◆ WORK REQUIRED
Restate the data word for word and leave the images out.
○ ○ ○
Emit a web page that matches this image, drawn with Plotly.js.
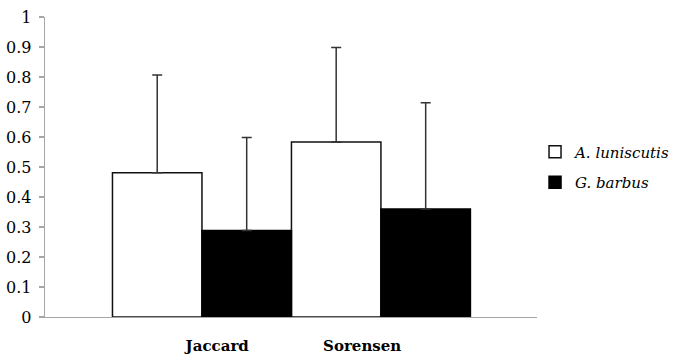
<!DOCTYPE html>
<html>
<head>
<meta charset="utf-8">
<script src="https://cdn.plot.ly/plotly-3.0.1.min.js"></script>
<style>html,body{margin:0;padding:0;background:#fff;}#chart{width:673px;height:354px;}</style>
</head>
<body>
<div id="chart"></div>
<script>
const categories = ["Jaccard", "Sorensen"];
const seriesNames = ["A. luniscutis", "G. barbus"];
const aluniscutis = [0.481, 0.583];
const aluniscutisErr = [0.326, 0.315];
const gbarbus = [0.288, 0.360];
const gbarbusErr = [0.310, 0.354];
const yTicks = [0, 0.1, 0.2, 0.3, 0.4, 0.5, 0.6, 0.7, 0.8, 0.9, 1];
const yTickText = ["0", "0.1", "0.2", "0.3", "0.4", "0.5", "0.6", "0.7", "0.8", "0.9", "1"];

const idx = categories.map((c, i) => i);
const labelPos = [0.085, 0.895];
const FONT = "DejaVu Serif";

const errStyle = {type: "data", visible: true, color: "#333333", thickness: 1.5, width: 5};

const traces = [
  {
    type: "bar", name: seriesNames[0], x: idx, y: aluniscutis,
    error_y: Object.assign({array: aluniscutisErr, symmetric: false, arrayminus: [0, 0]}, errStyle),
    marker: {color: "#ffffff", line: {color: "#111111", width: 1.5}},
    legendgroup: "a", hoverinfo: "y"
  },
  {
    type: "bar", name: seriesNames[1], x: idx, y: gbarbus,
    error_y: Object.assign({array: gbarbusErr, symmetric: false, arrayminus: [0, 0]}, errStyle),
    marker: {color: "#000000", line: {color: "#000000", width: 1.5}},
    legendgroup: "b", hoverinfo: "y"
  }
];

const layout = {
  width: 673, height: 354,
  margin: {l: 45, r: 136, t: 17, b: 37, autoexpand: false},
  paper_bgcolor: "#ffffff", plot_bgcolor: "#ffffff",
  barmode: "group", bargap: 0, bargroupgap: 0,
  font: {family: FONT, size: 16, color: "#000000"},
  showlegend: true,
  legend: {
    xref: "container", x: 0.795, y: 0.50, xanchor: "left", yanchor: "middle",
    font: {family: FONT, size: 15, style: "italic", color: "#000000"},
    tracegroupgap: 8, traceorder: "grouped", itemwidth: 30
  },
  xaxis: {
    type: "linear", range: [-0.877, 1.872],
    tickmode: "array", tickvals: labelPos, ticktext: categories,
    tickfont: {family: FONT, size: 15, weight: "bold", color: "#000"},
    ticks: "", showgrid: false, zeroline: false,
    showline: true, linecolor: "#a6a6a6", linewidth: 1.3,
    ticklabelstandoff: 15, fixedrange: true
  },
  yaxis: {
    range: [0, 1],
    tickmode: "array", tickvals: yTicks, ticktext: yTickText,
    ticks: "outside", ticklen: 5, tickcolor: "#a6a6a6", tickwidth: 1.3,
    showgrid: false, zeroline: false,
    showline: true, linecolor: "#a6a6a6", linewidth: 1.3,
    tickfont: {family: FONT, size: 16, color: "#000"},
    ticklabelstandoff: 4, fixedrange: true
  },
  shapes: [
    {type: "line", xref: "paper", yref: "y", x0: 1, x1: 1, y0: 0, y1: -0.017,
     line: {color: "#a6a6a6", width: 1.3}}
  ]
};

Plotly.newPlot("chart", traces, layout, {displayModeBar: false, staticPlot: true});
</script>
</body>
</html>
○ ○ ○
◆ OUTPUT BELOW
Emit a web page that matches this image, drawn with Plotly.js.
<!DOCTYPE html>
<html>
<head>
<meta charset="utf-8">
<script src="https://cdn.plot.ly/plotly-3.0.1.min.js"></script>
<style>html,body{margin:0;padding:0;background:#fff;}#chart{width:673px;height:354px;}</style>
</head>
<body>
<div id="chart"></div>
<script>
const categories = ["Jaccard", "Sorensen"];
const seriesNames = ["A. luniscutis", "G. barbus"];
const aluniscutis = [0.481, 0.583];
const aluniscutisErr = [0.326, 0.315];
const gbarbus = [0.288, 0.360];
const gbarbusErr = [0.310, 0.354];
const yTicks = [0, 0.1, 0.2, 0.3, 0.4, 0.5, 0.6, 0.7, 0.8, 0.9, 1];
const yTickText = ["0", "0.1", "0.2", "0.3", "0.4", "0.5", "0.6", "0.7", "0.8", "0.9", "1"];

const idx = categories.map((c, i) => i);
const labelPos = [0.085, 0.895];
const FONT = "DejaVu Serif";

const errStyle = {type: "data", visible: true, color: "#333333", thickness: 1.5, width: 5};

const traces = [
  {
    type: "bar", name: seriesNames[0], x: idx, y: aluniscutis,
    error_y: Object.assign({array: aluniscutisErr, symmetric: false, arrayminus: [0, 0]}, errStyle),
    marker: {color: "#ffffff", line: {color: "#111111", width: 1.5}},
    legendgroup: "a", hoverinfo: "y"
  },
  {
    type: "bar", name: seriesNames[1], x: idx, y: gbarbus,
    error_y: Object.assign({array: gbarbusErr, symmetric: false, arrayminus: [0, 0]}, errStyle),
    marker: {color: "#000000", line: {color: "#000000", width: 1.5}},
    legendgroup: "b", hoverinfo: "y"
  }
];

const layout = {
  width: 673, height: 354,
  margin: {l: 45, r: 136, t: 17, b: 37, autoexpand: false},
  paper_bgcolor: "#ffffff", plot_bgcolor: "#ffffff",
  barmode: "group", bargap: 0, bargroupgap: 0,
  font: {family: FONT, size: 16, color: "#000000"},
  showlegend: true,
  legend: {
    xref: "container", x: 0.795, y: 0.50, xanchor: "left", yanchor: "middle",
    font: {family: FONT, size: 15, style: "italic", color: "#000000"},
    tracegroupgap: 8, traceorder: "grouped", itemwidth: 30
  },
  xaxis: {
    type: "linear", range: [-0.877, 1.872],
    tickmode: "array", tickvals: labelPos, ticktext: categories,
    tickfont: {family: FONT, size: 15, weight: "bold", color: "#000"},
    ticks: "", showgrid: false, zeroline: false,
    showline: true, linecolor: "#a6a6a6", linewidth: 1.3,
    ticklabelstandoff: 15, fixedrange: true
  },
  yaxis: {
    range: [0, 1],
    tickmode: "array", tickvals: yTicks, ticktext: yTickText,
    ticks: "outside", ticklen: 5, tickcolor: "#a6a6a6", tickwidth: 1.3,
    showgrid: false, zeroline: false,
    showline: true, linecolor: "#a6a6a6", linewidth: 1.3,
    tickfont: {family: FONT, size: 16, color: "#000"},
    ticklabelstandoff: 4, fixedrange: true
  },
  shapes: [
    {type: "line", xref: "paper", yref: "y", x0: 1, x1: 1, y0: 0, y1: -0.017,
     line: {color: "#a6a6a6", width: 1.3}}
  ]
};

Plotly.newPlot("chart", traces, layout, {displayModeBar: false, staticPlot: true});
</script>
</body>
</html>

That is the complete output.